## [DATA EXCERPT]

.....

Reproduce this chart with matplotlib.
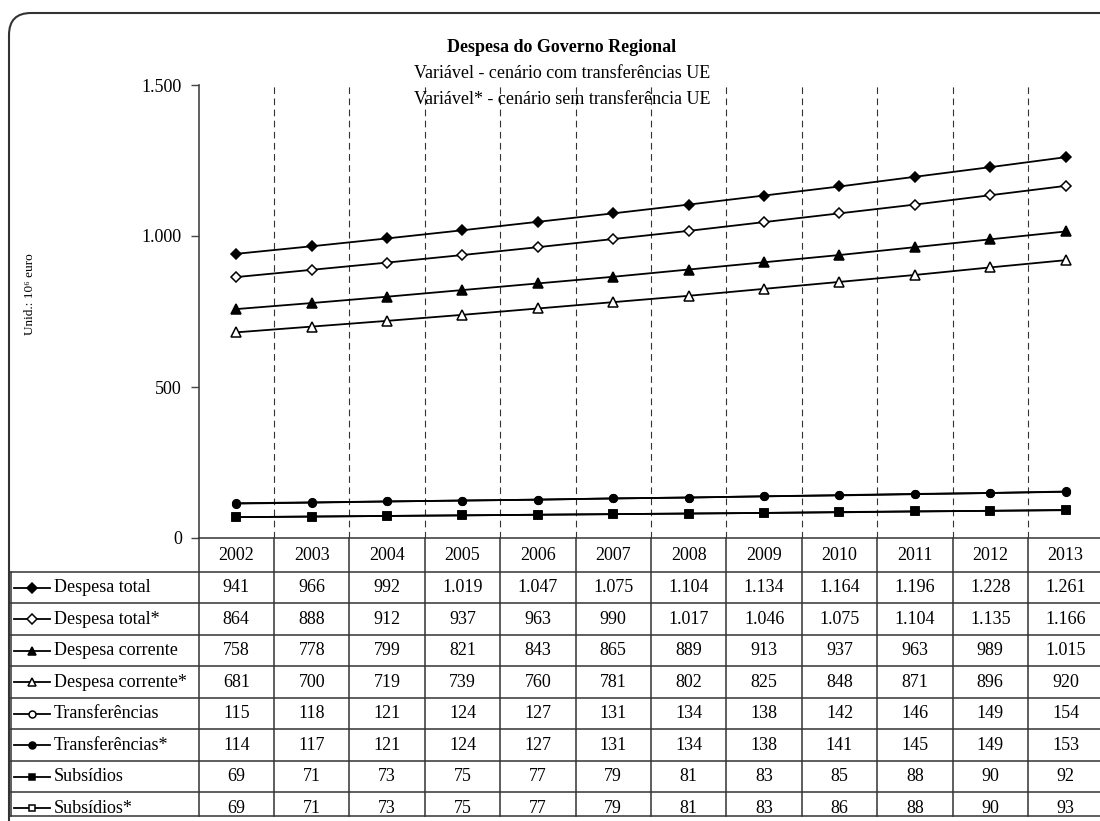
import matplotlib
matplotlib.use("Agg")
import matplotlib.pyplot as plt
from matplotlib.patches import FancyBboxPatch

plt.rcParams['font.family'] = ['Liberation Serif', 'DejaVu Serif']

# Data
years = ["2002", "2003", "2004", "2005", "2006", "2007", "2008", "2009", "2010", "2011", "2012", "2013"]
series_names = ["Despesa total", "Despesa total*", "Despesa corrente", "Despesa corrente*",
                "Transferências", "Transferências*", "Subsídios", "Subsídios*"]
despesa_total = [941, 966, 992, 1019, 1047, 1075, 1104, 1134, 1164, 1196, 1228, 1261]
despesa_total_s = [864, 888, 912, 937, 963, 990, 1017, 1046, 1075, 1104, 1135, 1166]
despesa_corrente = [758, 778, 799, 821, 843, 865, 889, 913, 937, 963, 989, 1015]
despesa_corrente_s = [681, 700, 719, 739, 760, 781, 802, 825, 848, 871, 896, 920]
transferencias = [115, 118, 121, 124, 127, 131, 134, 138, 142, 146, 149, 154]
transferencias_s = [114, 117, 121, 124, 127, 131, 134, 138, 141, 145, 149, 153]
subsidios = [69, 71, 73, 75, 77, 79, 81, 83, 85, 88, 90, 92]
subsidios_s = [69, 71, 73, 75, 77, 79, 81, 83, 86, 88, 90, 93]
series_values = [despesa_total, despesa_total_s, despesa_corrente, despesa_corrente_s,
                 transferencias, transferencias_s, subsidios, subsidios_s]

# marker, face colour, size, zorder
styles = [("D", "black", 5.5, 3), ("D", "white", 5.5, 3),
          ("^", "black", 6.5, 3), ("^", "white", 6.5, 3),
          ("o", "white", 5.5, 3), ("o", "black", 5.5, 4),
          ("s", "black", 5.5, 4), ("s", "white", 5.5, 3)]

W, H = 1100, 821
fig = plt.figure(figsize=(W / 100, H / 100), dpi=100)

# plot area in pixels
x0, col_w = 198.6, 75.4
y_top, y_zero = 85, 538
ncol = len(years)
x1 = x0 + ncol * col_w

ax = fig.add_axes([x0 / W, (H - y_zero) / H, (x1 - x0) / W, (y_zero - y_top) / H])
ax.set_xlim(0, ncol)
ax.set_ylim(0, 1500)
ax.set_yticks([0, 500, 1000, 1500])
ax.set_yticklabels(["0", "500", "1.000", "1.500"], fontsize=13)
ax.set_xticks([])
ax.tick_params(axis="y", direction="out", length=6, width=1, color="#444444", pad=6)
for s in ["top", "right"]:
    ax.spines[s].set_visible(False)
ax.spines["left"].set_color("#444444")
ax.spines["left"].set_linewidth(1.2)
ax.spines["bottom"].set_color("#444444")
ax.spines["bottom"].set_linewidth(1.2)
ax.patch.set_visible(False)

for k in range(1, ncol):
    ax.axvline(k, color="#333333", lw=0.8, linestyle=(0, (6, 4)), zorder=1)

xs = [i + 0.5 for i in range(ncol)]
for vals, (m, fc, ms, z) in zip(series_values, styles):
    ax.plot(xs, vals, color="black", lw=1.3, marker=m, markersize=ms,
            markerfacecolor=fc, markeredgecolor="black", markeredgewidth=1.1, zorder=z)

# overlay in pixel coordinates for frame, titles and data table
ov = fig.add_axes([0, 0, 1, 1])
ov.set_xlim(0, W)
ov.set_ylim(H, 0)
ov.axis("off")
ov.patch.set_visible(False)

frame = FancyBboxPatch((9, 13), 1120, 830, boxstyle="round,pad=0,rounding_size=22",
                       fill=False, edgecolor="#333333", lw=1.5)
ov.add_patch(frame)

ov.text(562, 47, "Despesa do Governo Regional", ha="center", va="center",
        fontsize=13, fontweight="bold")
ov.text(562, 74, "Variável - cenário com transferências UE", ha="center", va="center", fontsize=13)
ov.text(562, 99, "Variável* - cenário sem transferência UE", ha="center", va="center", fontsize=13)
ov.text(30, 294, "Unid.: 10⁶ euro", rotation=90, ha="center", va="center", fontsize=9.5)

# table
row_h = 31.5
hdr_bot = 572
t_left = 11
t_bot = 816
lc = "#333333"
for k in range(ncol + 1):
    xk = x0 + k * col_w
    ov.plot([xk, xk], [y_zero, t_bot], color=lc, lw=1.1)
ov.plot([t_left, t_left], [hdr_bot, t_bot], color=lc, lw=1.1)
for r in range(len(series_names) + 1):
    yr = min(hdr_bot + r * row_h, t_bot)
    ov.plot([t_left, x1], [yr, yr], color=lc, lw=1.1)

for i, yl in enumerate(years):
    ov.text(x0 + (i + 0.5) * col_w, (y_zero + hdr_bot) / 2, yl, ha="center", va="center", fontsize=13)

for r, (name, vals, (m, fc, ms, z)) in enumerate(zip(series_names, series_values, styles)):
    yc = hdr_bot + (r + 0.5) * row_h
    ov.plot([14, 50], [yc, yc], color="black", lw=1.3)
    ov.plot([32], [yc], marker=m, markersize=ms - 0.5, markerfacecolor=fc,
            markeredgecolor="black", markeredgewidth=1.1, color="black")
    ov.text(54, yc, name, ha="left", va="center", fontsize=13)
    for i, v in enumerate(vals):
        ov.text(x0 + (i + 0.5) * col_w, yc, f"{v:,}".replace(",", "."),
                ha="center", va="center", fontsize=13)

fig.savefig("out.png", dpi=100)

.....

## [JOB]
Write down every line from the opening of the listing to the line with "plt.rcParams['font.family'] = ['Liberation", both included, and nothing else; the pictures are omitted.

## [ANSWER TO THE EXERCISE]
Reproduce this chart with matplotlib.
import matplotlib
matplotlib.use("Agg")
import matplotlib.pyplot as plt
from matplotlib.patches import FancyBboxPatch

plt.rcParams['font.family'] = ['Liberation Serif', 'DejaVu Serif']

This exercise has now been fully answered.